Characterisation and development of 2448 and C51 : novel monoclonal antibodies targeting ovarian and breast cancer
Date of Issue2017-06-30
School of Biological Sciences
Bioprocessing Technology Institute
Monoclonal antibody (mAb) therapy represents an attractive targeted approach for the treatment of cancer. Nevertheless, only a limited number of antigens on solid tumours have been exploited. To address the diverse clinical spectrum of ovarian and breast cancer, the discovery of new antigen targets is needed. A panel of novel mAbs against human embryonic stem cells (hESC) was previously generated using a whole-cell immunisation approach in mice. Interestingly, many of these mAbs bind to oncofetal antigens that are expressed in a wide variety of cancers. From this panel, two mAbs, 2448 (IgG) and C51 (IgM), were selected, characterized and their anti-cancer activity investigated.
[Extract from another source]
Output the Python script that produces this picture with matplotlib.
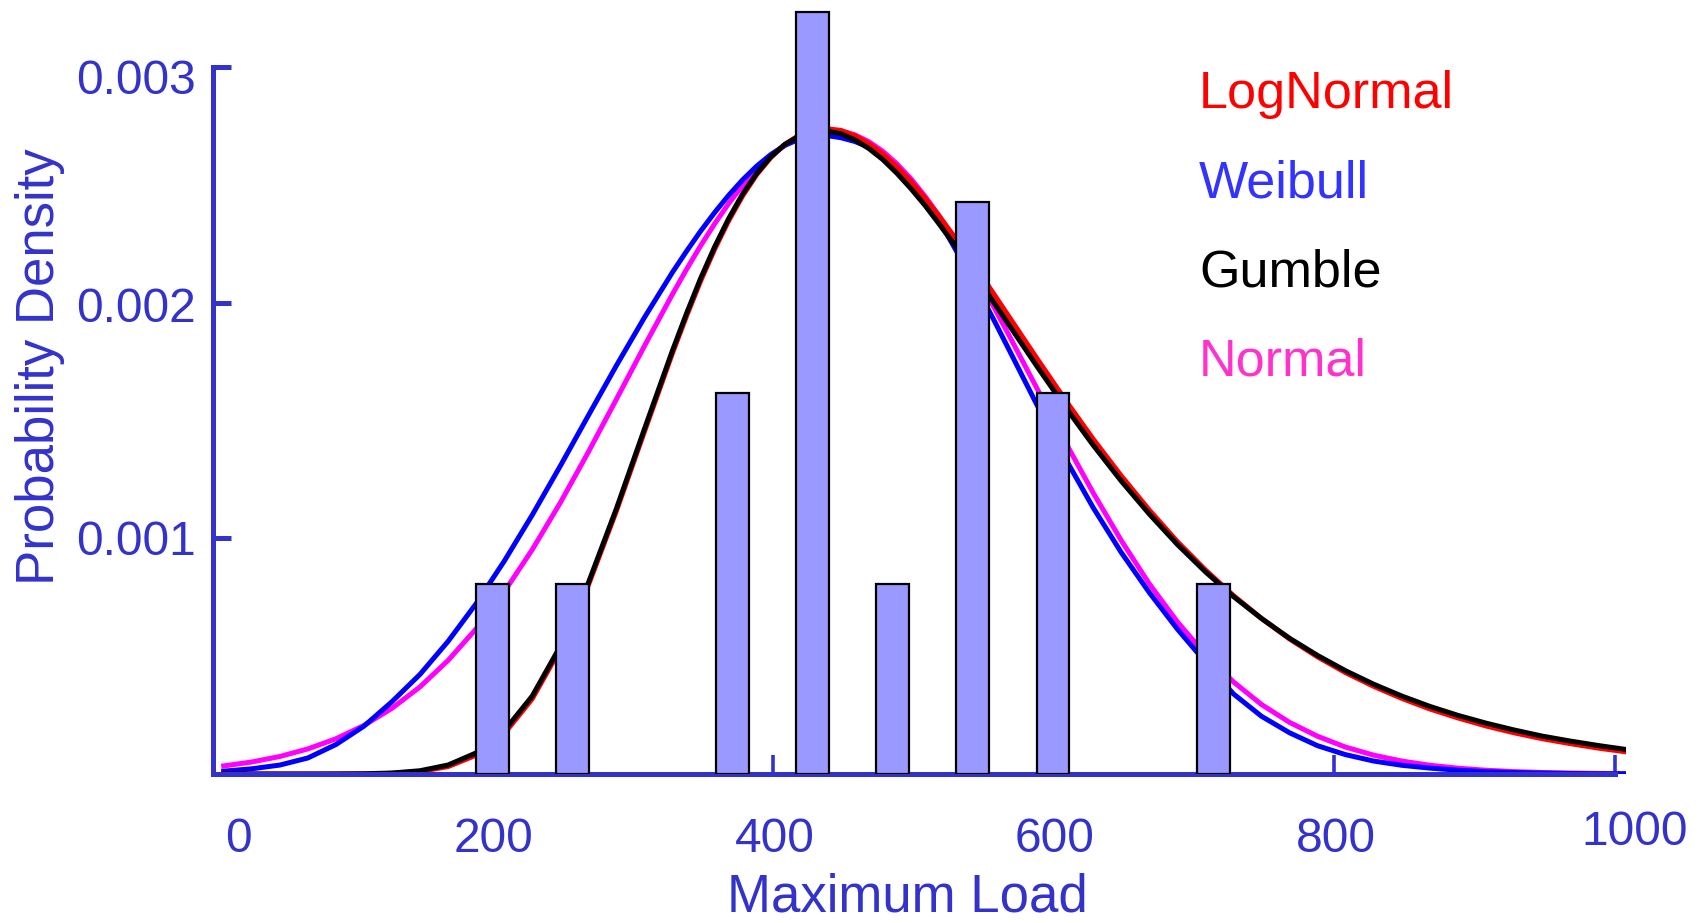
import matplotlib
matplotlib.use('Agg')
import matplotlib.pyplot as plt
from matplotlib.transforms import offset_copy
import numpy as np

plt.rcParams['font.family'] = ['Liberation Sans', 'DejaVu Sans']

AXIS_COLOR = '#3333CC'

# histogram of the measured maximum loads (density scale)
bin_centres = [199.6, 256.7, 370.8, 427.9, 485.1, 542.2, 599.3, 713.5]
bin_density = [0.000808, 0.000808, 0.001617, 0.003234, 0.000808, 0.002425, 0.001617, 0.000808]
bar_width = 23.4

# fitted densities; sampled every 20 units, every 10 around the peak
load = np.concatenate([np.arange(8, 338, 20), np.arange(338, 568, 10), np.arange(568, 1009, 20)])
pdf_lognormal = [0.0, 0.0, 0.0, 0.0, 0.0000001, 0.0000006, 0.0000027, 0.0000103, 0.0000316, 0.0000799,
                 0.000171, 0.000319, 0.000531, 0.000801, 0.001116, 0.001453, 0.001786,
                 0.001943, 0.002091, 0.002226, 0.002347, 0.002453, 0.002543, 0.002615, 0.002671, 0.002709, 0.002732,
                 0.002738, 0.002731, 0.002709, 0.002675, 0.002631, 0.002576, 0.002514, 0.002444, 0.002368, 0.002288,
                 0.002204, 0.002118, 0.002029,
                 0.001940, 0.001762, 0.001588, 0.001421, 0.001265, 0.001120, 0.000986, 0.000866, 0.000757, 0.000660,
                 0.000573, 0.000497, 0.000430, 0.000372, 0.000321, 0.000276, 0.000238, 0.000204, 0.000175, 0.000150,
                 0.000129, 0.000110, 0.000094]
pdf_weibull = [0.000012, 0.000022, 0.000038, 0.000068, 0.000125, 0.000203, 0.000307, 0.000423, 0.000563, 0.000723,
               0.000903, 0.001099, 0.001307, 0.001521, 0.001733, 0.001937, 0.002129,
               0.002218, 0.002303, 0.002382, 0.002455, 0.002521, 0.002579, 0.002628, 0.002667, 0.002693, 0.002707,
               0.002709, 0.002700, 0.002684, 0.002660, 0.002623, 0.002575, 0.002514, 0.002440, 0.002350, 0.002245,
               0.002140, 0.002030, 0.001917,
               0.001800, 0.001565, 0.001340, 0.001130, 0.000940, 0.000770, 0.000615, 0.000475, 0.000340, 0.000245,
               0.000175, 0.000120, 0.000082, 0.000055, 0.000037, 0.000025, 0.000016, 0.000010, 0.000006, 0.000004,
               0.000002, 0.000001, 0.000001]
pdf_gumble = [0.0, 0.0, 0.0, 0.0, 0.0000002, 0.000001, 0.0000042, 0.0000139, 0.0000382, 0.0000895,
              0.000183, 0.000331, 0.000542, 0.000811, 0.001126, 0.001464, 0.001797,
              0.001954, 0.002102, 0.002236, 0.002356, 0.002461, 0.002548, 0.002618, 0.002671, 0.002706, 0.002725,
              0.002728, 0.002717, 0.002691, 0.002654, 0.002607, 0.002549, 0.002484, 0.002413, 0.002335, 0.002254,
              0.002168, 0.002082, 0.001993,
              0.001905, 0.001729, 0.001558, 0.001395, 0.001243, 0.001103, 0.000974, 0.000858, 0.000753, 0.000660,
              0.000576, 0.000503, 0.000438, 0.000381, 0.000331, 0.000287, 0.000249, 0.000216, 0.000187, 0.000161,
              0.000140, 0.000121, 0.000104]
pdf_normal = [0.0000343, 0.000051, 0.0000743, 0.0001064, 0.0001495, 0.0002061, 0.0002788, 0.0003699, 0.0004821, 0.000616,
              0.000773, 0.000952, 0.001151, 0.001366, 0.001590, 0.001816, 0.002036,
              0.002141, 0.002241, 0.002334, 0.002420, 0.002497, 0.002565, 0.002622, 0.002668, 0.002702, 0.002724,
              0.002733, 0.002729, 0.002712, 0.002683, 0.002642, 0.002589, 0.002526, 0.002452, 0.002370, 0.002279,
              0.002182, 0.002079, 0.001972,
              0.001861, 0.001635, 0.001410, 0.001193, 0.000991, 0.000807, 0.000646, 0.000507, 0.000391, 0.000295,
              0.000219, 0.000160, 0.000114, 0.000080, 0.000055, 0.0000372, 0.0000247, 0.000016, 0.0000102, 0.0000064,
              0.000004, 0.0000024, 0.0000014]

x_ticks = [0, 200, 400, 600, 800, 1000]
y_ticks = [0.001, 0.002, 0.003]
y_tick_labels = ['0.001', '0.002', '0.003']

legend_names = ['LogNormal', 'Weibull', 'Gumble', 'Normal']
legend_colors = ['#FF0000', '#3333FF', '#000000', '#FF33CC']

W, H = 1704, 923
fig = plt.figure(figsize=(W / 100, H / 100), dpi=100)
ax = fig.add_axes([212.5 / W, 149 / H, 1413.6 / W, 768.3 / H])
ax.set_xlim(4.4, 1008)
ax.set_ylim(0, 0.00326)

# curves sit under the bars
ax.plot(load, pdf_normal, color='#FF00FF', lw=3.6, zorder=2)
ax.plot(load, pdf_weibull, color='#0000FF', lw=3.6, zorder=2)
ax.plot(load, pdf_lognormal, color='#FF0000', lw=3.6, zorder=2)
ax.plot(load, pdf_gumble, color='#000000', lw=3.6, zorder=2)

ax.bar(bin_centres, bin_density, width=bar_width, color='#9999FF',
       edgecolor='black', linewidth=1.6, zorder=3)

for side in ['top', 'right']:
    ax.spines[side].set_visible(False)
for side in ['left', 'bottom']:
    ax.spines[side].set_color(AXIS_COLOR)
    ax.spines[side].set_linewidth(3.6)
    ax.spines[side].set_zorder(2.5)
ax.spines['left'].set_bounds(0, 0.003)
ax.spines['bottom'].set_bounds(1, 1000)

ax.set_xticks(x_ticks)
ax.set_yticks(y_ticks)
ax.set_xticklabels([])
ax.set_yticklabels([])
ax.tick_params(axis='x', direction='in', length=14, width=2.6, color=AXIS_COLOR)
ax.tick_params(axis='y', direction='in', length=13, width=3.6, color=AXIS_COLOR)

# tick labels placed by hand
x_shift = {0: (26, -78), 1000: (20, -71)}
for v in x_ticks:
    dx, dy = x_shift.get(v, (1, -78))
    tr = offset_copy(ax.transData, fig=fig, x=dx, y=dy, units='dots')
    ax.text(v, 0, str(v), transform=tr, ha='center', va='baseline',
            fontsize=34.5, color=AXIS_COLOR, clip_on=False)

y_shift = [0, -3, -11]
for v, s, dy in zip(y_ticks, y_tick_labels, y_shift):
    tr = offset_copy(ax.get_yaxis_transform(), fig=fig, x=-17, y=dy - 16.5, units='dots')
    ax.text(0, v, s, transform=tr, ha='right', va='baseline',
            fontsize=34.5, color=AXIS_COLOR, clip_on=False)

fig.text(907 / W, 1 - 911 / H, 'Maximum Load', ha='center', va='baseline',
         fontsize=38, color=AXIS_COLOR)
fig.text(40 / W, 1 - 367 / H, 'Probability Density', ha='center', va='center',
         rotation=90, fontsize=38, color=AXIS_COLOR)

for i, (name, col) in enumerate(zip(legend_names, legend_colors)):
    fig.text(1199 / W, 1 - (108 + 89.3 * i) / H, name, ha='left', va='baseline',
             fontsize=37.5, color=col)

fig.savefig('out.png', dpi=100)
Screening data showed that both mAbs target glycan-dependent epitopes on annexin A2 and can potentially monitor the Epithelial-Mesenchymal Transition (EMT) in ovarian and breast cancer. Functional studies using both in vitro and in vivo models elucidated various mechanisms of action which include direct tumor cell-killing and antibody-dependent cell-mediated cytotoxicity (ADCC). In addition, mAbs demonstrated efficient and specific cytotoxicity when conjugated to cytotoxic payloads as antibody drug conjugates (ADCs). Results indicate that 2448 and C51 are promising candidates for development as therapeutics.